Gina Carano danced lightly on her feet while Ronda Rousey stared her down in stone-faced silence—a moment that captured the unusual spirit of their historic return to fighting. The two veterans faced each other for the final time before their featherweight bout at Los Angeles's Intuit Dome on Saturday, the first MMA event ever to broadcast live on Netflix, marking a milestone in how women's combat sports reach audiences.
This fight matters because both athletes are defying odds that few thought possible. Rousey, 39, is competing for the first time in a decade. Carano, 44, hasn't fought in 17 years—since 2007. Yet their bout doesn't feel like a nostalgia act or a stunt. Instead, it arrives as a statement about comeback, resilience, and the unfinished business these pioneers have with the sport they helped transform.
Carano's confidence radiated throughout the buildup. At the weigh-ins, she checked in at 141.4 pounds, with Rousey at 142 pounds, both lean and ready. More striking than the numbers was what Carano shared about her journey: she has lost 100 pounds in preparation for this fight, work she undertook after her physical and mental health declined following her firing from The Mandalorian in 2021. During the staredown, while Rousey channeled the competitive intensity that once made her one of the world's biggest MMA stars, Carano simply danced, loose and unfazed. "If I'm dancing I'm feeling really good," she said afterward. "Live your dreams, don't give up on yourself. That was the hardest thing I've ever done."
The bout carries weight beyond the personal. Promoted by Jake Paul and Nakisa Bidarian's Most Valuable Promotions, the fight will set a record purse for female fighters—a detail Rousey herself emphasized, signaling that pay equity in combat sports remains part of the conversation here. Throughout fight week, the tone has been celebratory and respectful. Rather than the usual trash talk, Rousey and Carano have spoken jointly and passionately about challenging the UFC and demanding better compensation for fighters.
There's real history threading through their connection.
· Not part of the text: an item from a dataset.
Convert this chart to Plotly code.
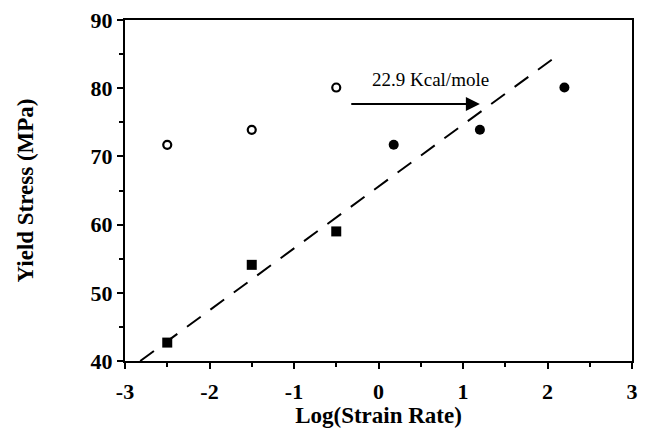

Carano opened the door for women's MMA when she became the first woman to headline a major event alongside Cris Cyborg in 2009. Rousey later became a global phenomenon partly because of Carano's trailblazing, and she has named Carano as a major inspiration. Now they're united not as rivals but as allies pushing the sport forward.
Rousey's demeanor told another story. She's been joyful and smiling throughout the buildup, but that steely stare during the staredown offered a glimpse of the mentality that carried her to six consecutive bantamweight title defenses between 2013 and 2015. "I usually kind of skip this part and get to the end but it's cool to be here," she said at the weigh-ins. "My very last weigh in." She insisted this would be her farewell fight, and she seemed to mean it—though her competitive fire clearly burns as bright as ever.
When the staredown ended, the pair shook hands and embraced briefly, a small gesture that somehow seemed to confirm what the entire week had already shown: these aren't enemies, but two athletes who've earned the right to chase redemption on their own terms.